Safe Work Australia recently made changes to the model Work Health and Safety Act and the model Work Health and Safety Regulations in June 2022. As a result, the Commonwealth, States, and Territories are currently in different stages of implementing regulatory duties that require persons conducting a business or undertaking (PCBU) to manage psychosocial risks.

This is further emphasised by the International Labour Organisation’s (ILO) adoption of a new international labour standard on Violence and Harassment in the World of Work. The standard sets out obligations for governments to ensure that national legislation on violence and harassment in the world of work covers all workers, including those working in unorganised sectors. It also requires governments to provide access to adequate protection and remedies for affected workers. 

Furthermore, it sets out obligations for employers to prevent and respond to violence and harassment in the workplace.

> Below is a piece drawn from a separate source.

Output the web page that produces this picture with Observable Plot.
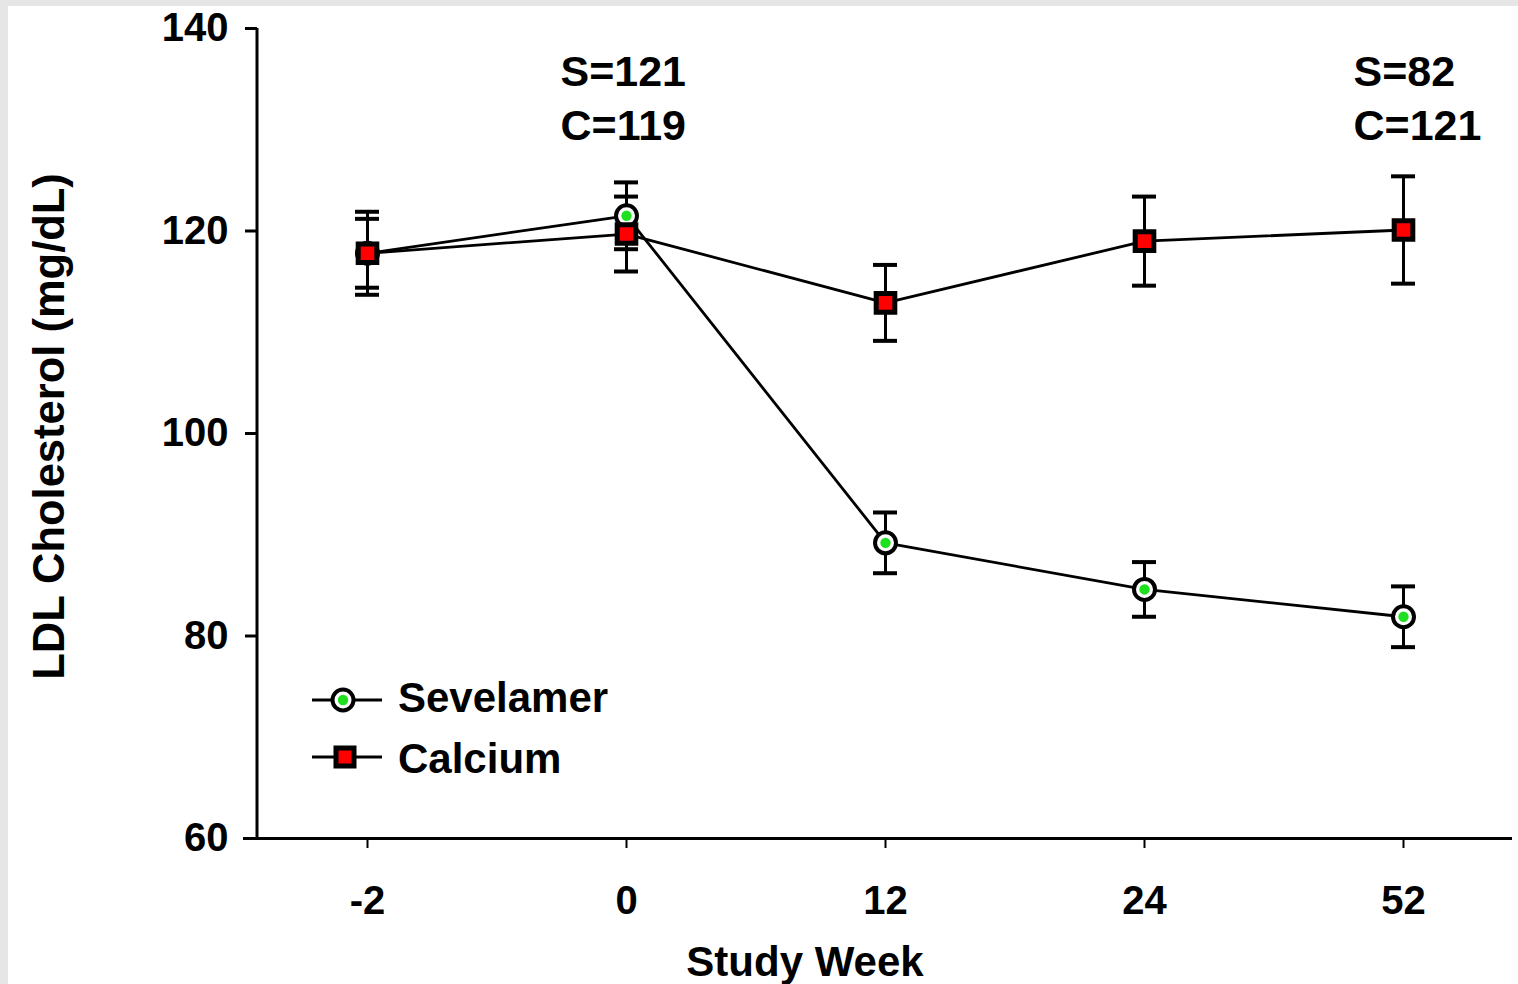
<!DOCTYPE html>
<html><head><meta charset="utf-8">
<script src="https://cdn.jsdelivr.net/npm/d3@7"></script>
<script src="https://cdn.jsdelivr.net/npm/@observablehq/plot@0.6"></script>
<style>
html,body{margin:0;padding:0;background:#e6e6e6;width:1518px;height:984px;overflow:hidden;}
#wrap{position:absolute;left:8px;top:6px;width:1510px;height:978px;background:#fff;}
</style></head><body><div id="wrap"></div>
<script>
const weeks = ["-2", "0", "12", "24", "52"];
const sevelamerMean = [117.8, 121.5, 89.2, 84.6, 81.9];
const sevelamerErr  = [4.1, 3.3, 3.0, 2.7, 3.0];
const calciumMean   = [117.8, 119.7, 112.9, 119.0, 120.1];
const calciumErr    = [3.4, 3.7, 3.75, 4.4, 5.3];
const seriesNames = ["Sevelamer", "Calcium"];
const annotationWeeks = ["0", "52"];
const annotationLabels = ["S=121\nC=119", "S=82\nC=121"];
const yTicks = [60, 80, 100, 120, 140];
const xTitle = "Study Week";
const yTitle = "LDL Cholesterol (mg/dL)";

const GREEN = "#1fe01f", RED = "#ff0000";
const FONT = "'Liberation Sans', Arial, Helvetica, sans-serif";

const sev = weeks.map((w, i) => ({series: seriesNames[0], week: w, mean: sevelamerMean[i], lo: sevelamerMean[i] - sevelamerErr[i], hi: sevelamerMean[i] + sevelamerErr[i]}));
const cal = weeks.map((w, i) => ({series: seriesNames[1], week: w, mean: calciumMean[i], lo: calciumMean[i] - calciumErr[i], hi: calciumMean[i] + calciumErr[i]}));
const rows = sev.concat(cal);
const ann = annotationWeeks.map((w, i) => ({week: w, label: annotationLabels[i]}));

const errMarks = (data) => [
  Plot.ruleX(data, {x: "week", y1: "lo", y2: "hi", stroke: "black", strokeWidth: 3}),
  Plot.ruleY(data, {x1: "week", x2: "week", y: "lo", insetLeft: -12, insetRight: -12, stroke: "black", strokeWidth: 4}),
  Plot.ruleY(data, {x1: "week", x2: "week", y: "hi", insetLeft: -12, insetRight: -12, stroke: "black", strokeWidth: 4})
];

const plot = Plot.plot({
  width: 1510, height: 978,
  marginLeft: 249, marginRight: 6, marginTop: 22, marginBottom: 146,
  style: {fontFamily: FONT, fontWeight: "bold", background: "white", color: "black", overflow: "visible"},
  x: {type: "point", domain: weeks, padding: 0.417},
  y: {domain: [60, 140]},
  marks: [
    Plot.axisY({ticks: yTicks, tickSize: 12, tickPadding: 17, fontSize: 40, label: null, strokeWidth: 3}),
    Plot.axisX({tickSize: 10, tickPadding: 37, fontSize: 40, label: null, strokeWidth: 2}),
    Plot.ruleY([60], {insetLeft: -14, stroke: "black", strokeWidth: 3}),
    ...errMarks(sev),
    ...errMarks(cal),
    Plot.line(rows, {x: "week", y: "mean", z: "series", stroke: "black", strokeWidth: 2.8}),
    Plot.dot(sev, {x: "week", y: "mean", r: 10.5, fill: "white", stroke: "black", strokeWidth: 4}),
    Plot.dot(sev, {x: "week", y: "mean", r: 5.2, fill: GREEN}),
    Plot.dot(cal, {x: "week", y: "mean", symbol: "square", r: 10.5, fill: RED, stroke: "black", strokeWidth: 5}),
    Plot.text(ann.slice(0, 1), {x: "week", text: "label", frameAnchor: "top", textAnchor: "start", lineAnchor: "top", dx: -66, dy: 19, fontSize: 43, lineHeight: 1.26}),
    Plot.text(ann.slice(1), {x: "week", text: "label", frameAnchor: "top", textAnchor: "start", lineAnchor: "top", dx: -50, dy: 19, fontSize: 43, lineHeight: 1.26}),
    Plot.text([xTitle], {frameAnchor: "bottom", dx: -80, dy: 124, fontSize: 42, lineAnchor: "middle"}),
    Plot.text([yTitle], {frameAnchor: "left", textAnchor: "middle", rotate: -90, dx: -207, dy: -7, fontSize: 43.5, lineAnchor: "middle"})
  ]
});
document.getElementById("wrap").appendChild(plot);

// y axis line and legend, positioned from the plot's own scales
const svg = d3.select(plot);
const xs = plot.scale("x"), ys = plot.scale("y");
const left = xs.range[0];
svg.append("line").attr("x1", left).attr("x2", left)
  .attr("y1", ys.apply(140)).attr("y2", ys.apply(60) + 1)
  .attr("stroke", "black").attr("stroke-width", 3);

const leg = svg.append("g").attr("font-family", FONT).attr("font-weight", "bold").attr("font-size", 42).attr("text-anchor", "start");
const legY = [694, 751];
seriesNames.forEach((name, i) => {
  const y = legY[i];
  leg.append("line").attr("x1", 304).attr("x2", 374).attr("y1", y).attr("y2", y).attr("stroke", "black").attr("stroke-width", 2.8);
  if (i === 0) {
    leg.append("circle").attr("cx", 335).attr("cy", y).attr("r", 10.5).attr("fill", "white").attr("stroke", "black").attr("stroke-width", 4);
    leg.append("circle").attr("cx", 335).attr("cy", y).attr("r", 5.2).attr("fill", GREEN);
  } else {
    leg.append("rect").attr("x", 337 - 9).attr("y", y - 9).attr("width", 18).attr("height", 18).attr("fill", RED).attr("stroke", "black").attr("stroke-width", 5);
  }
  leg.append("text").attr("x", 390).attr("y", y + 12).attr("dy", i === 0 ? 0 : 4).attr("fill", "black").text(name);
});
</script></body></html>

“These changes are a clear indication that governments and international organisations are taking the psychosocial risks seriously,” said John Bailey, Executive Officer Director – State Government Victoria. 

“No longer can employers ignore these risks, as they will now be held accountable for protecting their workers.”

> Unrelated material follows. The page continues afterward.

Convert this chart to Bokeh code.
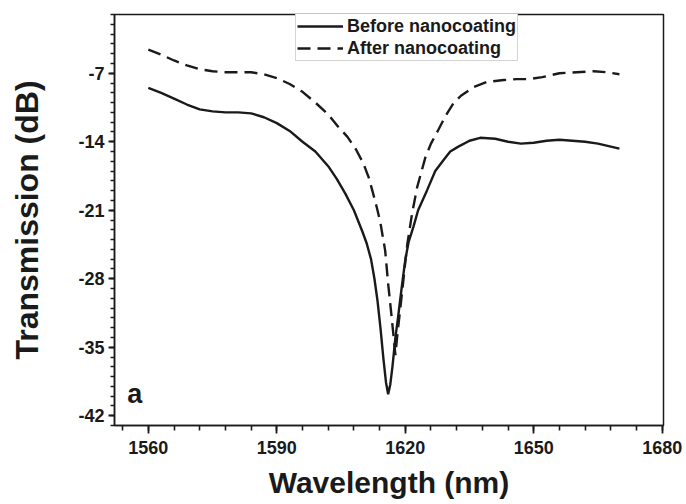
from bokeh.plotting import figure
from bokeh.models import SingleIntervalTicker, Label, Legend, LegendItem, Range1d, CustomJSTickFormatter
from bokeh.embed import file_html
from bokeh.resources import INLINE

# ---- data ----
before_x = [1560, 1563, 1566, 1569, 1572, 1575, 1578, 1581, 1584, 1587, 1590, 1593, 1596,
            1599, 1602, 1604, 1606, 1608, 1610, 1611, 1612, 1612.8, 1613.5, 1614.2, 1614.9,
            1615.5, 1616, 1616.5, 1617, 1617.7, 1618.3, 1618.8, 1619.4, 1620, 1620.8,
            1621.9, 1623, 1625.1, 1627, 1628.9, 1630.5, 1632.4, 1635, 1637.5, 1641, 1644,
            1647, 1650, 1653, 1656, 1659, 1662, 1665, 1668, 1670]
before_y = [-8.5, -9.0, -9.6, -10.2, -10.7, -10.9, -11.0, -11.0, -11.1, -11.5, -12.1, -12.9, -14.0,
            -15.0, -16.5, -17.8, -19.3, -21.0, -23.2, -24.4, -26.0, -28.0, -30.2, -33.0, -36.2,
            -38.6, -39.8, -38.8, -37.0, -34.0, -32.0, -30.2, -28.1, -26.1, -24.2,
            -22.7, -21.0, -18.95, -17.0, -15.9, -15.0, -14.5, -13.9, -13.6, -13.7, -14.0,
            -14.2, -14.1, -13.9, -13.8, -13.9, -14.0, -14.2, -14.5, -14.7]

after_x = [1560, 1563, 1566, 1569, 1572, 1575, 1578, 1581, 1584, 1587, 1590, 1593, 1596,
           1599, 1602, 1604, 1606.5, 1608.5, 1610.2, 1611.5, 1612.5, 1613.4, 1614.2, 1615.3,
           1616, 1616.6, 1617.2, 1617.7, 1618.2, 1618.8, 1619.4, 1620, 1620.5, 1621.6,
           1622.8, 1624.7, 1626, 1627.7, 1629.5, 1631.2, 1633, 1636, 1639, 1643, 1646,
           1649, 1652, 1656, 1660, 1664, 1667, 1670]
after_y = [-4.6, -5.1, -5.7, -6.2, -6.6, -6.8, -6.9, -6.9, -6.9, -7.1, -7.5, -8.1, -8.9,
           -10.0, -11.2, -12.3, -13.5, -14.8, -16.2, -17.7, -19.3, -20.8, -22.3, -25.1,
           -28.5, -31.0, -33.6, -35.8, -33.5, -31.2, -28.8, -26.3, -24.4, -21.3,
           -18.6, -15.6, -14.2, -12.8, -11.3, -10.1, -9.3, -8.4, -7.9, -7.7, -7.6,
           -7.6, -7.4, -7.0, -6.9, -6.8, -6.9, -7.1]

x_tick_step = 30
y_tick_step = 7
series_labels = ["Before nanocoating", "After nanocoating"]
panel_tag = "a"

FONT = "Liberation Sans"
INK = "#1a1a1a"

p = figure(frame_width=549, frame_height=411, output_backend="svg", toolbar_location=None,
           x_range=Range1d(1552.1, 1680.3), y_range=Range1d(-43.0, -1.0),
           min_border_left=114, min_border_right=23, min_border_top=14, min_border_bottom=79)
p.grid.visible = False
p.background_fill_color = "white"
p.border_fill_color = "white"
p.outline_line_color = INK
p.outline_line_width = 1.5

r1 = p.line(before_x, before_y, line_color=INK, line_width=2.4)
r2 = p.line(after_x, after_y, line_color=INK, line_width=2.4, line_dash="13 7")

p.xaxis.ticker = SingleIntervalTicker(interval=x_tick_step, num_minor_ticks=5)
p.yaxis.ticker = SingleIntervalTicker(interval=y_tick_step, num_minor_ticks=7)
fmt = "return tick.toFixed(0);"
p.xaxis.formatter = CustomJSTickFormatter(code=fmt)
p.yaxis.formatter = CustomJSTickFormatter(code=fmt)

for ax in (p.xaxis, p.yaxis):
    ax.axis_line_width = 1.5
    ax.axis_line_color = INK
    ax.major_tick_line_width = 1.8
    ax.minor_tick_line_width = 1.6
    ax.major_tick_line_color = INK
    ax.minor_tick_line_color = INK
    ax.major_tick_in = 0
    ax.minor_tick_in = 0
    ax.major_label_text_font = FONT
    ax.major_label_text_font_style = "bold"
    ax.major_label_text_font_size = "18px"
    ax.major_label_text_color = INK
    ax.axis_label_text_font = FONT
    ax.axis_label_text_font_style = "bold"
    ax.axis_label_text_color = INK

p.xaxis.major_tick_out = 8
p.xaxis.minor_tick_out = 5
p.yaxis.major_tick_out = 6
p.yaxis.minor_tick_out = 4

p.xaxis.major_label_standoff = 7
p.yaxis.major_label_standoff = 4
p.xaxis.axis_label = "Wavelength (nm)"
p.xaxis.axis_label_text_font_size = "30px"
p.xaxis.axis_label_standoff = 9
p.yaxis.axis_label = "Transmission (dB)"
p.yaxis.axis_label_text_font_size = "32px"
p.yaxis.axis_label_standoff = 30

legend = Legend(items=[LegendItem(label=series_labels[0], renderers=[r1]),
                       LegendItem(label=series_labels[1], renderers=[r2])],
                location=(181, 364), orientation="vertical")
legend.label_text_font = FONT
legend.label_text_font_style = "bold"
legend.label_text_font_size = "18px"
legend.label_text_color = INK
legend.border_line_color = "#aaaaaa"
legend.border_line_width = 1
legend.background_fill_alpha = 1.0
legend.padding = 1
legend.spacing = 0
legend.margin = 0
legend.glyph_width = 46
legend.glyph_height = 22
legend.label_height = 22
legend.label_standoff = 4
p.add_layout(legend)

tag = Label(x=1555.1, y=-39.8, text=panel_tag, text_font=FONT, text_font_style="bold",
            text_font_size="27px", text_color=INK, text_baseline="alphabetic")
p.add_layout(tag)

open("out.html", "w").write(file_html(p, INLINE))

The new regulations have made it more difficult for companies to ignore psychosocial risks. Employers will now have to manage these risks within their organisation proactively. This includes conducting regular risk assessments and developing robust protocols for dealing with potential issues. Companies should also ensure that their staff are adequately trained to identify and respond to psychosocial risks in the workplace.

“It is encouraging to see regulators taking a proactive stance when protecting workers from psychosocial risks,” said Bailey. “It is now up to employers to comply with these regulations and take the necessary steps to ensure their staff are safe and healthy.”

It’s time to take the psychosocial risk seriously so employers can provide their staff with a safe and healthy workplace. Let’s ensure we’re no longer ignoring the elephant in the room!

The bottom line is this: you can’t afford to ignore your employees’ mental health and well-being. Invest in their safety now and later reap the rewards of a productive and harmonious environment.